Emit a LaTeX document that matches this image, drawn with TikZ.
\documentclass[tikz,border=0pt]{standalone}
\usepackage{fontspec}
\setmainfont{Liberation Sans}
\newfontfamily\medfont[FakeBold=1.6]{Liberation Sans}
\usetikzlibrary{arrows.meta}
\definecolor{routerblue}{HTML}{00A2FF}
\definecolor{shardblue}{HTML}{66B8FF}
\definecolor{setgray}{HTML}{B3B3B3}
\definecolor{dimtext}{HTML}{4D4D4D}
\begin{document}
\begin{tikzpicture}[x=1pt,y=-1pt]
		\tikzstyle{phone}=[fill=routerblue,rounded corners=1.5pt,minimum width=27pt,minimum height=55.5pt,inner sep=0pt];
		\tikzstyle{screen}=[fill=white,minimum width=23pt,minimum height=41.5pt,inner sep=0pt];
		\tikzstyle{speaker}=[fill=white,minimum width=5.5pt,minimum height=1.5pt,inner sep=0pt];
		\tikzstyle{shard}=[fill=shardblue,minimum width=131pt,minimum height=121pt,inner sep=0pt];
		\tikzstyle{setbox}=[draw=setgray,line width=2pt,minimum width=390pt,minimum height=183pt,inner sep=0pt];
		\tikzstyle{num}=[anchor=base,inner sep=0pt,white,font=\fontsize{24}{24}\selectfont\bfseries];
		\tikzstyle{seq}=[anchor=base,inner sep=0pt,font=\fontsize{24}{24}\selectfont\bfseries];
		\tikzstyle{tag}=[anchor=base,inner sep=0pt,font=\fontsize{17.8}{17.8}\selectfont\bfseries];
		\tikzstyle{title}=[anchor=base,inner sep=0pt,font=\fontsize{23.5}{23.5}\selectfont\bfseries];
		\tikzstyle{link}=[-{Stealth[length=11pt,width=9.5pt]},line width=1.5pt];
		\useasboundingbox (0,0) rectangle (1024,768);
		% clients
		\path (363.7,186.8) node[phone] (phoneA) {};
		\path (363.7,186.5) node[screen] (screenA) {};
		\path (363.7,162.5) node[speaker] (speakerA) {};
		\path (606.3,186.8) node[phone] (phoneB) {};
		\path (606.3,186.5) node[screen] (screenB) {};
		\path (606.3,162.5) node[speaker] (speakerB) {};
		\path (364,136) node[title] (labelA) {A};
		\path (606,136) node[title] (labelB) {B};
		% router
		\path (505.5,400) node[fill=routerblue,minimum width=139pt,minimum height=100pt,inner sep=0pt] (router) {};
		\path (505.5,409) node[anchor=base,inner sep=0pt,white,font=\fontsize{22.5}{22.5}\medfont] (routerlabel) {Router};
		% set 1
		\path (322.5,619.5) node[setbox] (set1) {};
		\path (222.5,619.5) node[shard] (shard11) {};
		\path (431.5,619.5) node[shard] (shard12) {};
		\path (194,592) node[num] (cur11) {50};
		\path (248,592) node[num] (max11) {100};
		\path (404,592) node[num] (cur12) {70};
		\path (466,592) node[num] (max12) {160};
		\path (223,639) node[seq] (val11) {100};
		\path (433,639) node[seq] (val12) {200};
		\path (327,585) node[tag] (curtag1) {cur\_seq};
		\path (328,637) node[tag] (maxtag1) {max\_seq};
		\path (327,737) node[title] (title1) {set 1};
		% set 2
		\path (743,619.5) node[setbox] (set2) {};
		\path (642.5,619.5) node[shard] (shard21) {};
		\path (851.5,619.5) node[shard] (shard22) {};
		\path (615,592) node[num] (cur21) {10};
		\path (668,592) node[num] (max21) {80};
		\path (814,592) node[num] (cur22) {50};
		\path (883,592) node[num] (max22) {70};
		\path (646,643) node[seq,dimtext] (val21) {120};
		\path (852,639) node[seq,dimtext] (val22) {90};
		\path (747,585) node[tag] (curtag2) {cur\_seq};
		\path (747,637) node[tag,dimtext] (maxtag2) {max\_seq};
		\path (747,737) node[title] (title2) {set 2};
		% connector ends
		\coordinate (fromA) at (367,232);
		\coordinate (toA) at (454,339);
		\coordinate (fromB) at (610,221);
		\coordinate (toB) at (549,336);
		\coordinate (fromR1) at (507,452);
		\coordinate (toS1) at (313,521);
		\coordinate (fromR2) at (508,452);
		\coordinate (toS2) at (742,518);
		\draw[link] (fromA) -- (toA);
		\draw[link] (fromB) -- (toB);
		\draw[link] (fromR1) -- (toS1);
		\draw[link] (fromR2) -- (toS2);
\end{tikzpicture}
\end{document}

...

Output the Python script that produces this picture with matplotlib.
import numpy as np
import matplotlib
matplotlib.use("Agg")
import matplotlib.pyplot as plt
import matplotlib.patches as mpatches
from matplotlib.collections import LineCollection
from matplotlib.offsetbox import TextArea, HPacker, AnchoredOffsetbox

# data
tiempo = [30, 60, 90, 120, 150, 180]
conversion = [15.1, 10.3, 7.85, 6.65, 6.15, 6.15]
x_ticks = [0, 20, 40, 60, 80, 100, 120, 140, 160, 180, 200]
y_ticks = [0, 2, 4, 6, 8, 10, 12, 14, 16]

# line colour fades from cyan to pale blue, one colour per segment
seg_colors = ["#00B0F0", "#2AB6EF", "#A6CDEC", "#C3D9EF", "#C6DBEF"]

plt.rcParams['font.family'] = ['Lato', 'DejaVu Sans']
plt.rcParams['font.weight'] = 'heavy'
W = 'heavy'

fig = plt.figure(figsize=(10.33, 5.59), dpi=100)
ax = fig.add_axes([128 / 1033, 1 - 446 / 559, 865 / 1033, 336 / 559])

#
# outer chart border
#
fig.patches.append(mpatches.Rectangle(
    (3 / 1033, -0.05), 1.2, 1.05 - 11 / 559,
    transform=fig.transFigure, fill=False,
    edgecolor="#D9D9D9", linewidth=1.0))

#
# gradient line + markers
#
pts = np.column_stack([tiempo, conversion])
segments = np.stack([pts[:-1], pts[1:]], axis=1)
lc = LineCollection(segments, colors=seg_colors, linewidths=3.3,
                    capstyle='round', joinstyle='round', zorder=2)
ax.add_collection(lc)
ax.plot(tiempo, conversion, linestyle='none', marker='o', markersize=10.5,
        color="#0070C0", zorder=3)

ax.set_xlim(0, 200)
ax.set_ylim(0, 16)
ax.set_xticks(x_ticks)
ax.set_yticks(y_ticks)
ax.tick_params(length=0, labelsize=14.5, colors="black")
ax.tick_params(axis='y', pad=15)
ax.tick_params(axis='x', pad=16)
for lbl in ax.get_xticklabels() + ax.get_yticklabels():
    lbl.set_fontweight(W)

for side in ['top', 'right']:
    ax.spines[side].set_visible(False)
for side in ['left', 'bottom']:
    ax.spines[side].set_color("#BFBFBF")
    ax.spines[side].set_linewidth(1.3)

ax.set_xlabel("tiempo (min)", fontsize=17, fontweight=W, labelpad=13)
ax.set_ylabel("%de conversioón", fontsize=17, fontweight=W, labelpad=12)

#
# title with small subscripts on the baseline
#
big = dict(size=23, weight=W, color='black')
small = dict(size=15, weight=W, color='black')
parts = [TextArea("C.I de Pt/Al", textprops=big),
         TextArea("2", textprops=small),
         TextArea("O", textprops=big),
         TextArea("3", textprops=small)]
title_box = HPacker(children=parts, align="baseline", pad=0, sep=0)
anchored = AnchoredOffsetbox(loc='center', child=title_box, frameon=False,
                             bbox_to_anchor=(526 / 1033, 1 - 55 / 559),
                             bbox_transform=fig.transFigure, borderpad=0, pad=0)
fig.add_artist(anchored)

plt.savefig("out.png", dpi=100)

Prompt
Among the lines above, find the one with "Output the Python" and the one with "ax = fig.add_axes([128". Quote both and everything between them, exactly.

Response for this exercise
Output the Python script that produces this picture with matplotlib.
import numpy as np
import matplotlib
matplotlib.use("Agg")
import matplotlib.pyplot as plt
import matplotlib.patches as mpatches
from matplotlib.collections import LineCollection
from matplotlib.offsetbox import TextArea, HPacker, AnchoredOffsetbox

# data
tiempo = [30, 60, 90, 120, 150, 180]
conversion = [15.1, 10.3, 7.85, 6.65, 6.15, 6.15]
x_ticks = [0, 20, 40, 60, 80, 100, 120, 140, 160, 180, 200]
y_ticks = [0, 2, 4, 6, 8, 10, 12, 14, 16]

# line colour fades from cyan to pale blue, one colour per segment
seg_colors = ["#00B0F0", "#2AB6EF", "#A6CDEC", "#C3D9EF", "#C6DBEF"]

plt.rcParams['font.family'] = ['Lato', 'DejaVu Sans']
plt.rcParams['font.weight'] = 'heavy'
W = 'heavy'

fig = plt.figure(figsize=(10.33, 5.59), dpi=100)
ax = fig.add_axes([128 / 1033, 1 - 446 / 559, 865 / 1033, 336 / 559])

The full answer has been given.